» Task goal
Restate the data below word for word. Skip any images it contains.

» Supplied information

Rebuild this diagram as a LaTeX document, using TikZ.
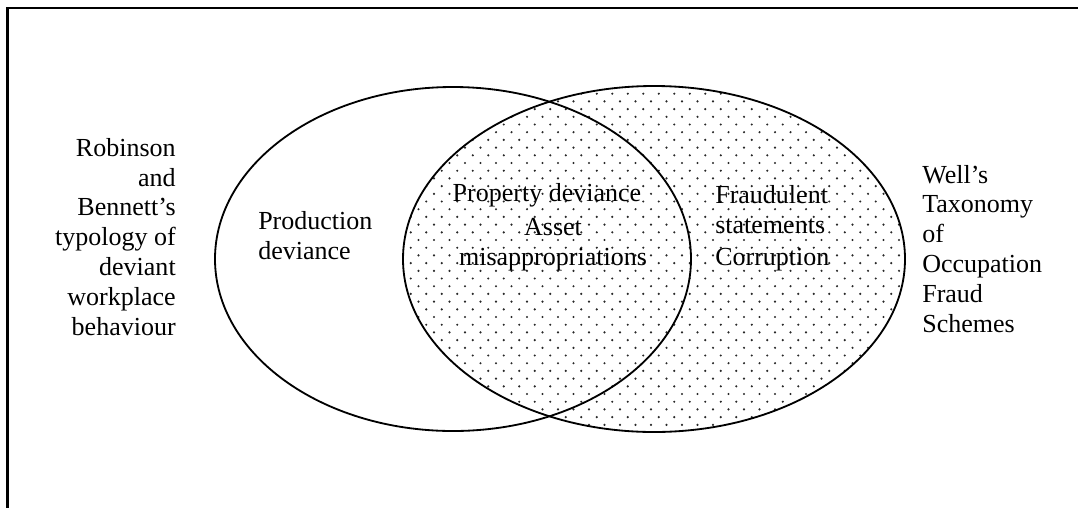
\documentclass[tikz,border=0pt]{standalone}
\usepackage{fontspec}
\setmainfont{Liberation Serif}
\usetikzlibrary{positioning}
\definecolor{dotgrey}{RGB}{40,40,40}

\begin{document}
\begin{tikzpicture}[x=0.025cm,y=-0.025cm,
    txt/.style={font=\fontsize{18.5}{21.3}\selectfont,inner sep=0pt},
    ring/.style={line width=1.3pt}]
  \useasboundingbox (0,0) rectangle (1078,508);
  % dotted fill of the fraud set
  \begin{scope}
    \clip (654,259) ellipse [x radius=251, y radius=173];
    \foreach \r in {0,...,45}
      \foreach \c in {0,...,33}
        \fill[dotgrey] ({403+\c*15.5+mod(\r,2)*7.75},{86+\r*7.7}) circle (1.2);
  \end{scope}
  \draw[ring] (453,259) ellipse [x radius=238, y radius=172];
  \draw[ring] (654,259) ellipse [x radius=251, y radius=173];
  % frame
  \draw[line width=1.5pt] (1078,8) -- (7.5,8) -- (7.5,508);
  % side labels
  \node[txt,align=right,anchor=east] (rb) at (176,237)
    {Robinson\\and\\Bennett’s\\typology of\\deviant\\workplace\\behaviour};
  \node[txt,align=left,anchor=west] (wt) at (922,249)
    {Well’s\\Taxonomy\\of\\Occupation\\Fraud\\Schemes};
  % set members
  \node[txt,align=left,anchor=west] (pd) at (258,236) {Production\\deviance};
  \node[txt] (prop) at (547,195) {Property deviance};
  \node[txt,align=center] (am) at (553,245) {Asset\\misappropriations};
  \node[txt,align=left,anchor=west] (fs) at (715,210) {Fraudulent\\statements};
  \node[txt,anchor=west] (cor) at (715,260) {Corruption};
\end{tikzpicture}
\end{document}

» Response
Rebuild this diagram as a LaTeX document, using TikZ.
\documentclass[tikz,border=0pt]{standalone}
\usepackage{fontspec}
\setmainfont{Liberation Serif}
\usetikzlibrary{positioning}
\definecolor{dotgrey}{RGB}{40,40,40}

\begin{document}
\begin{tikzpicture}[x=0.025cm,y=-0.025cm,
    txt/.style={font=\fontsize{18.5}{21.3}\selectfont,inner sep=0pt},
    ring/.style={line width=1.3pt}]
  \useasboundingbox (0,0) rectangle (1078,508);
  % dotted fill of the fraud set
  \begin{scope}
    \clip (654,259) ellipse [x radius=251, y radius=173];
    \foreach \r in {0,...,45}
      \foreach \c in {0,...,33}
        \fill[dotgrey] ({403+\c*15.5+mod(\r,2)*7.75},{86+\r*7.7}) circle (1.2);
  \end{scope}
  \draw[ring] (453,259) ellipse [x radius=238, y radius=172];
  \draw[ring] (654,259) ellipse [x radius=251, y radius=173];
  % frame
  \draw[line width=1.5pt] (1078,8) -- (7.5,8) -- (7.5,508);
  % side labels
  \node[txt,align=right,anchor=east] (rb) at (176,237)
    {Robinson\\and\\Bennett’s\\typology of\\deviant\\workplace\\behaviour};
  \node[txt,align=left,anchor=west] (wt) at (922,249)
    {Well’s\\Taxonomy\\of\\Occupation\\Fraud\\Schemes};
  % set members
  \node[txt,align=left,anchor=west] (pd) at (258,236) {Production\\deviance};
  \node[txt] (prop) at (547,195) {Property deviance};
  \node[txt,align=center] (am) at (553,245) {Asset\\misappropriations};
  \node[txt,align=left,anchor=west] (fs) at (715,210) {Fraudulent\\statements};
  \node[txt,anchor=west] (cor) at (715,260) {Corruption};
\end{tikzpicture}
\end{document}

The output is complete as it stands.